In recent years, the Equal Employment Opportunity Commission has attempted to expand the definition of race under Title VII. The agency takes the position that race includes cultural characteristics and individual expressions associated with one’s race. Therefore according to this theory, discrimination on the basis of these characteristics is tantamount to race discrimination. Last month, the Eleventh Circuit Court of Appeals rejected this argument, concluding that requiring an employee to remove her dreadlocks was not a direct form of race discrimination.
In EEOC v. Catastrophe Mgmt. Solutions, the employer refused to hire the plaintiff on the basis that her hairstyle violated its otherwise neutral dress code. Rather than pursuing the typical disparate impact theory, the EEOC attempted to claim that the policy constituted disparate treatment because it prohibited a cultural characteristic typically associated with black persons. The Eleventh Circuit disagreed, concluding that dreadlocks are not an immutable characteristic associated with race, but rather constitute an individual grooming choice.

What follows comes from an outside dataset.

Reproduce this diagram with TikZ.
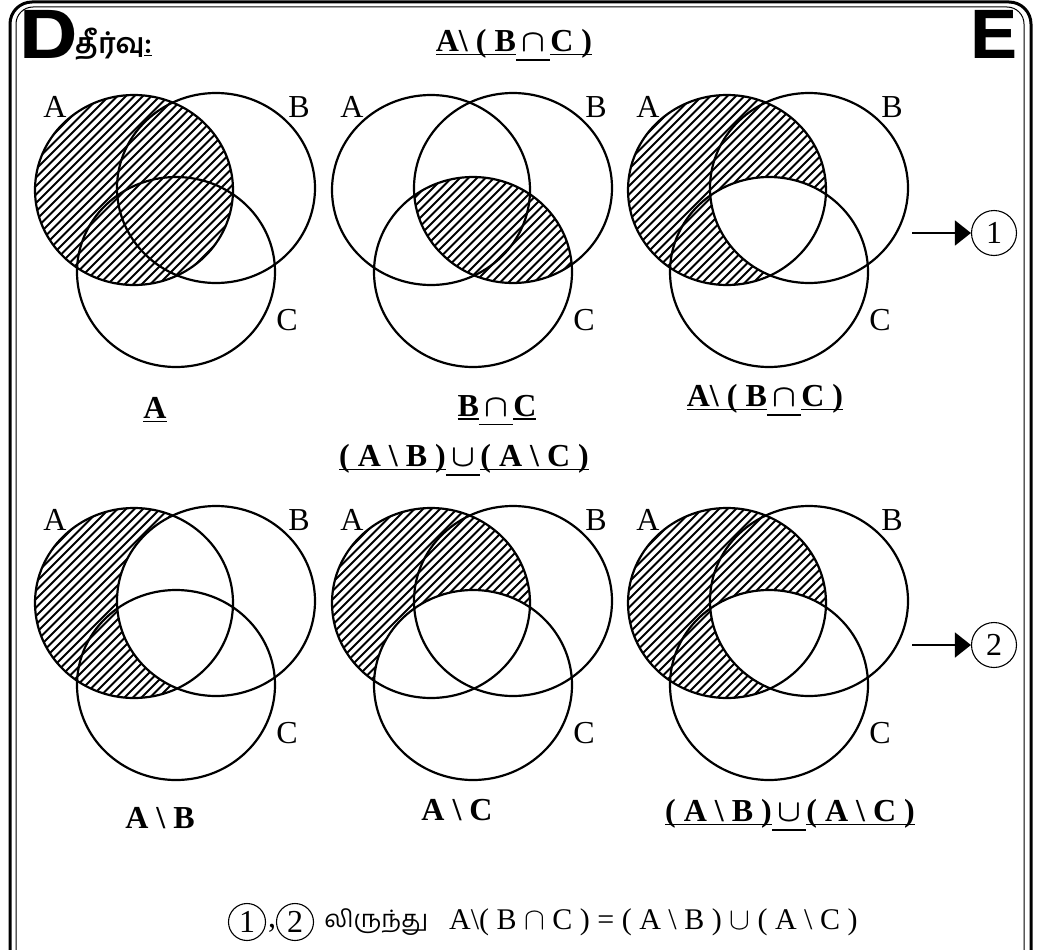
\documentclass[tikz,border=0pt]{standalone}
\usepackage{fontspec}
\setmainfont{Liberation Serif}
\newfontfamily\tamil[Script=Tamil]{Hind Madurai}
\newfontfamily\heros{TeX Gyre Heros}
\usetikzlibrary{arrows.meta}
\newcommand\ulr[2]{\setbox0=\hbox{#2}\rlap{\rule[#1]{\wd0}{1.5pt}}\box0}
\newcommand\bcap{\scalebox{1.25}{$\cap$}}
\newcommand\bcup{\scalebox{1.25}{$\cup$}}
\newcommand\hatchat[2]{\foreach \i in {-26,...,26}{\draw[hatchline] ({#1+8.5*\i-150},{#2+150}) -- ++(300,-300);}}
\newcommand\clipA{\clip (134,190) ellipse [x radius=99pt, y radius=95pt];}
\newcommand\clipB{\clip (216,188) ellipse [x radius=99pt, y radius=95pt];}
\newcommand\clipC{\clip (176,272) ellipse [x radius=99pt, y radius=95pt];}
\newcommand\fillwB{\fill[white] (216,188) ellipse [x radius=99pt, y radius=95pt];}
\newcommand\fillwC{\fill[white] (176,272) ellipse [x radius=99pt, y radius=95pt];}
\newcommand\outlines[1]{%
  \draw[vennline] (134,190) ellipse [x radius=99pt, y radius=95pt];
  \draw[vennline] (216,188) ellipse [x radius=99pt, y radius=95pt];
  \draw[vennline] (176,272) ellipse [x radius=99pt, y radius=95pt];
  \node[setlbl] (#1a) at (55,107) {A};
  \node[setlbl] (#1b) at (299,107) {B};
  \node[setlbl] (#1c) at (287,320) {C};}
\tikzset{
  vennline/.style={line width=2.2pt},
  hatchline/.style={line width=1.8pt},
  setlbl/.style={font=\fontsize{32}{36}\selectfont, inner sep=0},
  boldlbl/.style={font=\bfseries\boldmath\fontsize{32}{36}\selectfont, inner sep=0},
  numcirc/.style={circle, draw, line width=1.1pt, minimum size=45pt, inner sep=0, font=\fontsize{32}{36}\selectfont},
  arrowline/.style={line width=1.5pt, -{Triangle[length=16pt,width=25pt]}},
}
\begin{document}
\begin{tikzpicture}[x=1pt,y=-1pt]
\useasboundingbox (0,0) rectangle (1041,950);
% frame
\draw[line width=3pt, rounded corners=22pt] (10,960) -- (10,2) -- (1031,2) -- (1031,960);
\draw[line width=1pt, rounded corners=17pt] (16,960) -- (16,7) -- (1024,7) -- (1024,960);
\node[inner sep=0, font=\heros\bfseries\fontsize{66}{70}\selectfont] (bigD) at (48,34) {\scalebox{1.25}[1]{D}};
\node[inner sep=0, font=\heros\bfseries\fontsize{66}{70}\selectfont] (bigE) at (994,34) {\scalebox{1.1}[1]{E}};
\node[inner sep=0, anchor=west, font=\tamil\bfseries\fontsize{28}{32}\selectfont] (sol) at (75,44) {தீர்வு\underline{:}};
\node[boldlbl] (title) at (514,45) {\ulr{-3.5pt}{A\textbackslash\ ( B}\ulr{-9pt}{\,\bcap\,}\ulr{-3.5pt}{C )}};
% row 1
\begin{scope}
  \begin{scope}\clipA\hatchat{134}{190}\end{scope}
  \outlines{ra}
\end{scope}
\begin{scope}[shift={(297,0)}]
  \begin{scope}\clipB\clipC\hatchat{196}{230}\end{scope}
  \outlines{rb}
\end{scope}
\begin{scope}[shift={(593,0)}]
  \begin{scope}\clipA\hatchat{134}{190}\end{scope}
  \begin{scope}\clipB\fillwC\end{scope}
  \outlines{rc}
\end{scope}
\node[boldlbl] (lblA) at (155,410) {\ulr{-3.5pt}{A}};
\node[boldlbl] (lblBC) at (497,410) {\ulr{-3.5pt}{B}\ulr{-9pt}{\,\bcap\,}\ulr{-3.5pt}{C}};
\node[boldlbl] (lblABC) at (765,400) {\ulr{-3.5pt}{A\textbackslash\ ( B}\ulr{-9pt}{\,\bcap\,}\ulr{-3.5pt}{C )}};
\node[boldlbl] (title2) at (464,460) {\ulr{-3.5pt}{( A \textbackslash\ B )}\ulr{-9pt}{\,\bcup\,}\ulr{-3.5pt}{( A \textbackslash\ C )}};
% row 2
\begin{scope}[shift={(0,413)}]
  \begin{scope}\clipA\hatchat{134}{190}\end{scope}
  \fillwB
  \outlines{sa}
\end{scope}
\begin{scope}[shift={(297,413)}]
  \begin{scope}\clipA\hatchat{134}{190}\end{scope}
  \fillwC
  \outlines{sb}
\end{scope}
\begin{scope}[shift={(593,413)}]
  \begin{scope}\clipA\hatchat{134}{190}\end{scope}
  \begin{scope}\clipB\fillwC\end{scope}
  \outlines{sc}
\end{scope}
\node[boldlbl] (lblAB) at (160,818) {A \textbackslash\ B};
\node[boldlbl] (lblAC) at (457,810) {A \textbackslash\ C};
\node[boldlbl] (lblU) at (790,815) {\ulr{-3.5pt}{( A \textbackslash\ B )}\ulr{-9pt}{\,\bcup\,}\ulr{-3.5pt}{( A \textbackslash\ C )}};
% arrows
\coordinate (ar1) at (912,233);
\node[numcirc] (c1) at (994,233) {1};
\draw[arrowline] (ar1) -- (c1.west);
\coordinate (ar2) at (912,645);
\node[numcirc] (c2) at (994,645) {2};
\draw[arrowline] (ar2) -- (c2.west);
% bottom line
\node[numcirc, minimum size=37pt] (b1) at (247,922) {1};
\node[setlbl] (comma) at (272,928) {,};
\node[numcirc, minimum size=37pt] (b2) at (295,922) {2};
\node[inner sep=0, anchor=west, font=\tamil\fontsize{24}{28}\selectfont] (from) at (324,922) {லிருந்து};
\node[anchor=west, inner sep=0, font=\fontsize{30}{34}\selectfont] (eq) at (449,922) {A\textbackslash( B \bcap\ C ) = ( A \textbackslash\ B ) \bcup\ ( A \textbackslash\ C )};
\end{tikzpicture}
\end{document}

If followed by other courts, this decision paves the way for employers to enforce neutrally drafted grooming and appearance policies. The Eleventh Circuit made clear its view that expansion of Title VII to the EEOC’s more “modern” view of cultural associations will require amendments to the underlying statute. Only immutable characteristics of race fall within the current meaning of race discrimination under Title VII. Plaintiffs still have the option of alleging disparate impact, but the statistical and other impediments to these claims make them more difficult to pursue and prevail upon.